I didn’t care about destroying the controller’s plastic housing, so I just pried it open with the screwdriver that came with my 2nd-gen Nest thermostat. Other flathead screwdrivers should work fine too, but I can’t say for sure because I’ve been using this one exclusively for the last 10 years.

Photo of the dimmer+timer PCB compared to the dimmer-only PCB
Top: dimmer+timer PCB. Bottom: dimmer-only PCB. Note the crystal oscillator and larger chip on the version with the timer.

This step is unnecessary once you know the wire colors because the next step is to cut the cables from either side of the controller and strip back all the wires, which don’t particularly care if you opened the controller or not.

Wiring

With each of the two cables you just cut off of the controller, cut back the outer black casing from the cut end by about 10 mm, then use a wire stripper to remove about 5mm of insulation from the end of each of the wires inside.

Wiring into the lighting controller was a new and exciting experience for me; I’d never seen this type of wire gripping mechanism, and I hope never to see it again. For each wire, you have to press the punchdown-like tool included with the controller into the top hole really hard to slightly separate the metal fins while inserting the wire into the hole on the side, then remove the tool and gently pull on the wire to make sure it’s fully inserted.

View of the wires captured by the metal fins
You can also look into the top holes, where you should see the two metal fins grabbing each wire.

USB power input

Power input side of the controller with wires attached
Attach the wires from the USB cable to the power input side of the controller.
Wire color Controller pin
Black V-
Red V+

If you have a 5V 1A center-positive barrel jack power supply sitting around, you could wire in the barrel jack receptacle included with the controller instead of reusing the USB cable.

LED outputs

Signal output side of the controller with wires attached
Attach the wires from the LED ring to the signal output side of the controller.

If your lamp is like my two, the wire colors are as follows:

Wire color Purpose Controller pin
White Color LEDs CW
Red Power supply V+
Black White LEDs WW
(Not connected) Power supply V+

I used the V+ connector between the two channel outputs, but you could probably use either one since the manual, which I didn’t read until now, says to use the other one:

Software

I use Zigbee2MQTT to manage my Zigbee network and integrate it with Home Assistant, so I just clicked “enable join” at the top, plugged in the controller to USB power, and it showed right up.

For normal people who don’t run a home server, the controller also claims to work with Hue bridges and Alexa devices.

If you are running Home Assistant, I use the following automation to turn the light on to 25% brightness at 11:30 and off at 19:00 with a 5-minute fade each way:

alias: Terrarium Light Schedule
trigger:
  - platform: time
    at: "11:30:00"
    id: "On"
  - platform: time
    at: "19:00:00"
    id: "Off"
action:
  - choose:
      - conditions:
          - condition: trigger
            id: ["On"]
        sequence:
          - service: light.turn_on
            data:
              color_temp: 500
              transition: 300
              brightness_pct: 25
            target:
              entity_id: light.terrarium_light
      - conditions:
          - condition: trigger
            id: ["Off"]
        sequence:
          - service: light.turn_off
            data:
              transition: 300
            target:
              entity_id: light.terrarium_light

OTA update breaks the controller

At some point in early-to-mid 2024, Zigbee2MQTT added an over-the-air (OTA) update for the GL-C-006P controllers.
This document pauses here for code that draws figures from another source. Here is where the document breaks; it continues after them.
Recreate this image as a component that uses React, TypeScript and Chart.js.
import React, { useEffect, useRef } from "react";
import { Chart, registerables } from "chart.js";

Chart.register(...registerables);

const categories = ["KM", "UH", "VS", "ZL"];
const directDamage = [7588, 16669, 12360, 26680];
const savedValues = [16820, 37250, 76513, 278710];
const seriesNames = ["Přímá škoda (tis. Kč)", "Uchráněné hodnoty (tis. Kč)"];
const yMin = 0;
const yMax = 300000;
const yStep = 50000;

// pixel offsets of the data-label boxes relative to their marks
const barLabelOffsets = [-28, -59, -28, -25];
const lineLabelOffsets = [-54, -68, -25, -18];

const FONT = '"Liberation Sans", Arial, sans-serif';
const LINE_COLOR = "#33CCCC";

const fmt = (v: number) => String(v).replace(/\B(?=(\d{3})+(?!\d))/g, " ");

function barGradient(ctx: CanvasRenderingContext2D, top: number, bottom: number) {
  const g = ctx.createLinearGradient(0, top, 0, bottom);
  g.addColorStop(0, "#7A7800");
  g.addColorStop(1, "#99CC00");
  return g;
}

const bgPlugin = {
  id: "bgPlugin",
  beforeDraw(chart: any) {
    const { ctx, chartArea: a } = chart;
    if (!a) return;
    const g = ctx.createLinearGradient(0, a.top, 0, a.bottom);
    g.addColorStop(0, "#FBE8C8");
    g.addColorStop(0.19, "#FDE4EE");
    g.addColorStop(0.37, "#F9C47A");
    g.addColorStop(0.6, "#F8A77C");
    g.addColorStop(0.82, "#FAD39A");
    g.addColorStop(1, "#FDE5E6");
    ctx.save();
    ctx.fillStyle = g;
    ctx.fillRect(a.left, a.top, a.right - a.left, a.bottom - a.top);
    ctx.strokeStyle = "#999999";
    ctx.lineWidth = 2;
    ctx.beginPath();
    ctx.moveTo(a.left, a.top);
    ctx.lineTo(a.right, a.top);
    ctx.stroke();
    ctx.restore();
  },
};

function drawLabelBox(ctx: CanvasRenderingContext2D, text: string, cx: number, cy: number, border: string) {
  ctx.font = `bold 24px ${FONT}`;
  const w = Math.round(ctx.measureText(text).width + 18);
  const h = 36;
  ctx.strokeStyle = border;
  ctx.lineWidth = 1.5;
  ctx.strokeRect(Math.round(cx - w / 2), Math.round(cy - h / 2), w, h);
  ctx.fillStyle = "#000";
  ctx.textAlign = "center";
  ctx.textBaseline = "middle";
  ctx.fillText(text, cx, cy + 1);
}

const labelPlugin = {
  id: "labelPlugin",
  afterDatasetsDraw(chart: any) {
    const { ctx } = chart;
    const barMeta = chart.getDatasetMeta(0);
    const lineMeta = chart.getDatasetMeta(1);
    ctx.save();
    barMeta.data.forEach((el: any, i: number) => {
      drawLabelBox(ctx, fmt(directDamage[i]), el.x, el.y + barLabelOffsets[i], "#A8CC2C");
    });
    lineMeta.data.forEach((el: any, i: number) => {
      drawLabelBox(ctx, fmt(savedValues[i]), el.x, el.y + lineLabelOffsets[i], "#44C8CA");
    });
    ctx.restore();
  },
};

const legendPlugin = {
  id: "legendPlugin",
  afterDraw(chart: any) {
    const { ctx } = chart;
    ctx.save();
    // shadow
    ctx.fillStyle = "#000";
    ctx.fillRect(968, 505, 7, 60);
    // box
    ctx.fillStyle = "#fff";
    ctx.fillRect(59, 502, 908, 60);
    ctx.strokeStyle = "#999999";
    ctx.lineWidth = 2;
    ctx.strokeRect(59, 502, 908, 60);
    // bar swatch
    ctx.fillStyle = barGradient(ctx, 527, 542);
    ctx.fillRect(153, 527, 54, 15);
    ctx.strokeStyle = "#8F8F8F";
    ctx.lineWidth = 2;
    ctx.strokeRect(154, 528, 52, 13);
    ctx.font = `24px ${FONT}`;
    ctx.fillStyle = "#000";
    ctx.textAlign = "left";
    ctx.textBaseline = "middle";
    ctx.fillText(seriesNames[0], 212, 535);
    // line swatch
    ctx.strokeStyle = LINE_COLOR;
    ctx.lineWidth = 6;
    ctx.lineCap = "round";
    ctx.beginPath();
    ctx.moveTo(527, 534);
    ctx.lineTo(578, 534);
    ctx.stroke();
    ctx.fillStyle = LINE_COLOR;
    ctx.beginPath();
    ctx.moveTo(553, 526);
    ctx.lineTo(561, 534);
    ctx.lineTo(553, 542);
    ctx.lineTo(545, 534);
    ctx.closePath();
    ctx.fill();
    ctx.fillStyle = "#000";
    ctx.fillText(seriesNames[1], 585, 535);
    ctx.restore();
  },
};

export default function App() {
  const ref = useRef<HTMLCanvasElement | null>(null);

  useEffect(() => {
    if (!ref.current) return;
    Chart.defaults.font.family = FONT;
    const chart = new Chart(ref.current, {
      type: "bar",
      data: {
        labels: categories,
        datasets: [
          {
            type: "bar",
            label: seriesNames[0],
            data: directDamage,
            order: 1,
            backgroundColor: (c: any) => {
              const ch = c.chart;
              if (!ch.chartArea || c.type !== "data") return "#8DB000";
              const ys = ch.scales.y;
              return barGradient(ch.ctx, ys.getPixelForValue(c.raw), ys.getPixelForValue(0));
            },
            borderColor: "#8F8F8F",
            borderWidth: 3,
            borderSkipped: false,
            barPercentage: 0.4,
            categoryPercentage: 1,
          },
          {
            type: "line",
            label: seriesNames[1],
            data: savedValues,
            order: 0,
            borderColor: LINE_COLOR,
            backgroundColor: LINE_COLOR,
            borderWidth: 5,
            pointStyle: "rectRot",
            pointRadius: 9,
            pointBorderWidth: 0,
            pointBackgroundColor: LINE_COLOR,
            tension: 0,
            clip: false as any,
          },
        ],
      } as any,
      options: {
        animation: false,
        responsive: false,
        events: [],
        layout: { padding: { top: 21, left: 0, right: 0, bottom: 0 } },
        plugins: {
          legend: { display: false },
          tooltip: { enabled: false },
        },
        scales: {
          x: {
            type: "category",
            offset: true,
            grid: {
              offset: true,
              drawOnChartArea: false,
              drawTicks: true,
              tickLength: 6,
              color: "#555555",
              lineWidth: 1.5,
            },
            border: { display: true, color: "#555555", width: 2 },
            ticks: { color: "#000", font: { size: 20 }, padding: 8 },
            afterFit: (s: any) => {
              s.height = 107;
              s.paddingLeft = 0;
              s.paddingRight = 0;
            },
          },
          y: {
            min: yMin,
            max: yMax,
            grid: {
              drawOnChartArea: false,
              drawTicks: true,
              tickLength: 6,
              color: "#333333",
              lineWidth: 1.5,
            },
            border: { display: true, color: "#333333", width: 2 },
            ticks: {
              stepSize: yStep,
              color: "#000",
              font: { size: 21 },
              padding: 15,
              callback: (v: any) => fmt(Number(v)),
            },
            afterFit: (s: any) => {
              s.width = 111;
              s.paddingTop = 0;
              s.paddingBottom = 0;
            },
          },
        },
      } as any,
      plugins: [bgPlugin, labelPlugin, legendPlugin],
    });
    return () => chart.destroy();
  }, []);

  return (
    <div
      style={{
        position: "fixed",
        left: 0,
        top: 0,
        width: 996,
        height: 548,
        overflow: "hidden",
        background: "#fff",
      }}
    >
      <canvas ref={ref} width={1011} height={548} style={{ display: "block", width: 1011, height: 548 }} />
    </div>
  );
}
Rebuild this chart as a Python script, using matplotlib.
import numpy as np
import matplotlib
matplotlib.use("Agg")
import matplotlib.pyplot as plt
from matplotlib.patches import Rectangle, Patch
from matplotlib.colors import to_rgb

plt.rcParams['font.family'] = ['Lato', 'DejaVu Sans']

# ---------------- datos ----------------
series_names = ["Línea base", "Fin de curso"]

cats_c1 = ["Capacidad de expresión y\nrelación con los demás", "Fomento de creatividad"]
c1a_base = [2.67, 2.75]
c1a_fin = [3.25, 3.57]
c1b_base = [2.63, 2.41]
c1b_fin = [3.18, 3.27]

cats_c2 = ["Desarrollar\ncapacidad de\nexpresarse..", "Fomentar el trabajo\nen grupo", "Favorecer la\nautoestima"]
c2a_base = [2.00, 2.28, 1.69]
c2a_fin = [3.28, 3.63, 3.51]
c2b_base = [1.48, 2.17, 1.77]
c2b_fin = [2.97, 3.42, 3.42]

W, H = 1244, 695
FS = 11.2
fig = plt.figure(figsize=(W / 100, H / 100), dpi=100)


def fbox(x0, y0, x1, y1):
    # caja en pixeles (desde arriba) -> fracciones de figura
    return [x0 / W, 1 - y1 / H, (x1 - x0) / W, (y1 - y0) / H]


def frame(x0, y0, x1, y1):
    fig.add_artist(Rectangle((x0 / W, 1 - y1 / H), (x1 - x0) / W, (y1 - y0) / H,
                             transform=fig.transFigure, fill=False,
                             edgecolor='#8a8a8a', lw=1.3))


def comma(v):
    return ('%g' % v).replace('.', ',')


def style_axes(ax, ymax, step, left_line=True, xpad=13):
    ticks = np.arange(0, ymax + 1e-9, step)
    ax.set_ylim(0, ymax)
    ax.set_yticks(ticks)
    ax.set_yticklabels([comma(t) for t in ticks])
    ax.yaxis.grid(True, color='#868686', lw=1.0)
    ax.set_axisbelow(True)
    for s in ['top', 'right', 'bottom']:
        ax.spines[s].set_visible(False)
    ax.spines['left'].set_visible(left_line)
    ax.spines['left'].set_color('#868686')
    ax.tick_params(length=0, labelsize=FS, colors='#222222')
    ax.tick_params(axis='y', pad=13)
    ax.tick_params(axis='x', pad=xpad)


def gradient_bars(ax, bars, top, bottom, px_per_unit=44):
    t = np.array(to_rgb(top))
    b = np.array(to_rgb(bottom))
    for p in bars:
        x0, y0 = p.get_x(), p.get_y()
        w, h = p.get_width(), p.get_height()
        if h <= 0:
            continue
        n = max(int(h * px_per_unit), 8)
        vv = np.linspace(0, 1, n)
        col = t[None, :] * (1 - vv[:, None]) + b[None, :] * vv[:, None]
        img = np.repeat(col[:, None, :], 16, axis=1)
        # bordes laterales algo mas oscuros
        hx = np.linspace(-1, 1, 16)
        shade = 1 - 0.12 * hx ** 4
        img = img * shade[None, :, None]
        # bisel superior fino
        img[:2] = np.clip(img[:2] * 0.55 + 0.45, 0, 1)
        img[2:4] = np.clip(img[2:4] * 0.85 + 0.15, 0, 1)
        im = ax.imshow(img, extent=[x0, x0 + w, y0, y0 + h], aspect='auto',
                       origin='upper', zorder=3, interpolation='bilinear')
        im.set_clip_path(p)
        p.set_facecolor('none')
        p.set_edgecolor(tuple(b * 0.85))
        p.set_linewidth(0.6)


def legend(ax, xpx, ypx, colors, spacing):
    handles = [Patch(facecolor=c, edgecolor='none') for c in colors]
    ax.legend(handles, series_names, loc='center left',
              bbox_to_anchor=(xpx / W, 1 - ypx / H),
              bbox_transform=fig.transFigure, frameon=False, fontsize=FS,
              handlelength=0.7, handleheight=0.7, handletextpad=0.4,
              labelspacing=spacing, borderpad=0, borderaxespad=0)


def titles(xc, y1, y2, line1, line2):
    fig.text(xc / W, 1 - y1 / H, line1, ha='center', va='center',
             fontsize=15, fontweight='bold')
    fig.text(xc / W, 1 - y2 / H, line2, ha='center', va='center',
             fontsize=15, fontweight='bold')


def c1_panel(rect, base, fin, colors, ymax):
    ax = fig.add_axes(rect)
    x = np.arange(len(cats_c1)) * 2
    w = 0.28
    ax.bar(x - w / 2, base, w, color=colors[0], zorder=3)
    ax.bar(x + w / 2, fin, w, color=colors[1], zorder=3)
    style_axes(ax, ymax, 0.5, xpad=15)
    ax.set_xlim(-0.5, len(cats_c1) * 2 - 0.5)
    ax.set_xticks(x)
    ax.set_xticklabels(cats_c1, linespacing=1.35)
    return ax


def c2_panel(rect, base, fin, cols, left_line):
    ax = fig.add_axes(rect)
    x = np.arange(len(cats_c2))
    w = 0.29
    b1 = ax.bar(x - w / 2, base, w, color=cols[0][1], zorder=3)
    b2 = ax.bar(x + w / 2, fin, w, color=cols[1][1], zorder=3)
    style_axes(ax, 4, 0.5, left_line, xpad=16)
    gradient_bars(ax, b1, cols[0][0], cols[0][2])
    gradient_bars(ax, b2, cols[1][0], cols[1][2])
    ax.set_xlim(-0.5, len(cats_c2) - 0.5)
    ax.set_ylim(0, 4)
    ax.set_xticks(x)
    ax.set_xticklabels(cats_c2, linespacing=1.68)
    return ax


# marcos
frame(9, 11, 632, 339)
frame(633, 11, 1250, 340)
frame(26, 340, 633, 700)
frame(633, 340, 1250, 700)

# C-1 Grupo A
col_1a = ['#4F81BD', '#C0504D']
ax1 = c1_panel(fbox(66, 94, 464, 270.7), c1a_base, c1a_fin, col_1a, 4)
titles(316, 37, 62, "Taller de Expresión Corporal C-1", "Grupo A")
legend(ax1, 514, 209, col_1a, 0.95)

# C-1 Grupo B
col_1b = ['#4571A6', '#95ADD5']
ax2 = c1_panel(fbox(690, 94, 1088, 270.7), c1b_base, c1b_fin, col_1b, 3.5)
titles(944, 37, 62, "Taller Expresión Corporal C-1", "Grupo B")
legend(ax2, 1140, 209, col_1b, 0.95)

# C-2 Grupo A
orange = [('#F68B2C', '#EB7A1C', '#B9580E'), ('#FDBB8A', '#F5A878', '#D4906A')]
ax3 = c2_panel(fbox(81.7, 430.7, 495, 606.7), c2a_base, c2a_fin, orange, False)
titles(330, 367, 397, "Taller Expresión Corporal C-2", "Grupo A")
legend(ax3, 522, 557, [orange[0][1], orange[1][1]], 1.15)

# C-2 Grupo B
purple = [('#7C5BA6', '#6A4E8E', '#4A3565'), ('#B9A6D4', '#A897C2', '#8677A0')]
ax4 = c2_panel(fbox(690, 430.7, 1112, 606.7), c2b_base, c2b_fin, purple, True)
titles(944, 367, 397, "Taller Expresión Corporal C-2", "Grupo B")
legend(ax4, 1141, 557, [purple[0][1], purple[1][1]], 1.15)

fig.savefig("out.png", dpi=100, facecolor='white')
Unfortunately, Zigbee2MQTT’s OTA update process cannot distinguish between the “normal” and “mini” versions of the controller, and the output pins are different, so applying the wrong update will prevent it from controlling the lights.

The mini controller I used received the normal controller’s firmware update and would no longer respond to light commands. Fixing it required flashing two modified firmware images, as provided and documented by Andrik45719 on GitHub.